С художником театра Петером Пабстом мы работаем вместе 27 лет. С ним связана еще одна особенность, характерная для нашего театра. Мы осваиваем разные стихии: работаем то на настоящей Земле, то танцуем на лепестках цветов, иногда на сцене лежат камни. Для нас это не просто предметы, которые надо освоить, а новое пространство.

— На какие средства существует ваш коллектив? Величина актерских гонораров удерживает театр от текучки?

— Источников несколько. Первый — городской, муниципальный уровень, второй — земля, где мы находимся, и третий — продажа билетов и — шире — наша собственная хозяйственная деятельность. Актеры в театре работают, конечно, не из-за денег. Тем более что театр по уровню оплаты — среднестатистический для Германии. Огромных гонораров у актеров нет, и, конечно же, их держит в театре желание танцевать. Не сама сцена или здание, а та форма творчества, которая принята и на протяжении всех лет удерживается: когда исполнитель втянут в процесс работы, интегрирован в него и является как бы составляющей самого процесса рождения спектакля и уже готового «продукта». Когда исполнитель чувствует, что может выразить самого себя, высказать то, что его интересует, он не ищет дивидендов на стороне.

— Означает это, что актер на сцене по-особому свободен и может, скажем, импровизировать?

— В готовом спектакле, в том, что вы видите на сцене, импровизации нет. При подготовке спектакля — много свободы, но с какого-то момента все становится четко, ясно и уже не меняется. Хотя каждый спектакль — живой, его невозможно играть одинаково. Всякий раз возникают особые контакты между исполнителями, актеров со зрительным залом. И даже тогда, когда спектакль прошел хорошо, очень хорошо и актеры уходят домой с ощущением радости, то все равно им не хочется успокаиваться. А хочется повторить это ощущение счастья, потому что пережитое — уже было и возможность начать все заново манит вновь и вновь.

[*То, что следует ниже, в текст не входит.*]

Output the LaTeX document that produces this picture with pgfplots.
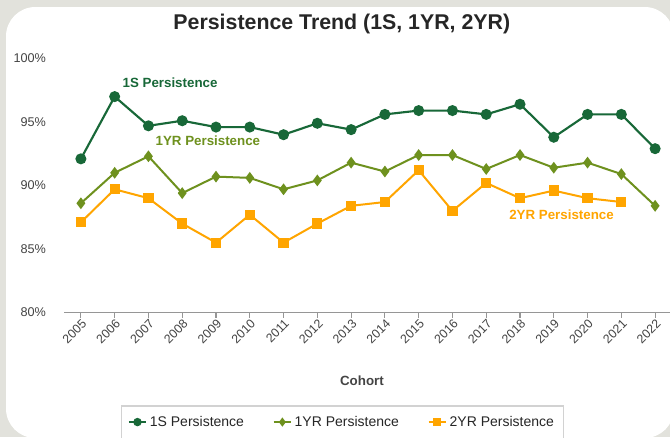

— Вы не устали жить в напряженном режиме — руководить театром и постоянно выпускать новые спектакли?

— Во-первых, у меня широкое дыхание. Я стайер, типичный бегун на длинные дистанции. Во-вторых, так получилось, что мы, участники труппы, стали единым целым, срослись. Быть может, потому, что много ездили и каждая поездка нас обогащала. В принципе могло бы получиться иначе. Мы могли бы растеряться, но, к счастью, этого не случилось. Я не думаю и даже не могу думать о каком-либо финале. У меня всегда громадье планов, на осуществление которых не хватает времени.

— Ваши спектакли, в основном ранние, называли провокациями.

— Нет, мои спектакли не провокация. Я вообще никогда не использую провокацию как художественное средство. У меня нет никакого концепта, которому следую, тем более провокационного. Есть желание что-то показать, поделиться своими раздумьями, а далее находятся средства, которыми я могу выразить то, что меня волнует, что происходит во мне. Находится музыка, находятся танцы — и получается спектакль — то, что мне хотелось сказать.

— Почему такое странное название — «Мазурка Фого» или «Мазурка Огня»?

— Не могу ответить на этот вопрос. Это абсолютно мои вымыслы, как и любое название. Оно должно будить фантазию, а не объяснять содержание. Действительно, есть танец, который так и называется — мазурка фого, происхождение его мне неизвестно. Когда я видела этот танец, то меня захлестывали вселенские ассоциации, думала о том, что у многих — почти всех — народов есть танец, связанный с прыжками через огонь. Конкретнее объяснить не могу. Я вообще против конкретики.

В «Мазурке» и сюжета нет, а есть образы, многие — открытые, в них можно погружаться, что-то чувствовать. У вас могут появиться одни ассоциации, у сидящего рядом — иные. Есть целый ряд мини-историй, не связанных друг с другом, и вас они — все или одна из них — могут захватить во время спектакля, могут «догнать» после. Я вообще против того, чтобы рассказывать фабулу. У зрителя, пришедшего в театр, должны рождаться собственные чувства и ассоциации.

У меня есть интересный опыт диалогов со зрителями, теми, кто видел один из наших ранних спектаклей. Прошли годы, мы его восстановили, и они попали на него вновь. Самое интересное, что все утверждали, будто спектакль полностью изменился. Но я-то знаю, что мы ничего не меняли — все осталось прежним. А вот сам зритель изменился. Изменились его так называемые визуальные предпочтения. Он стал видеть другое, воспринимать по-другому.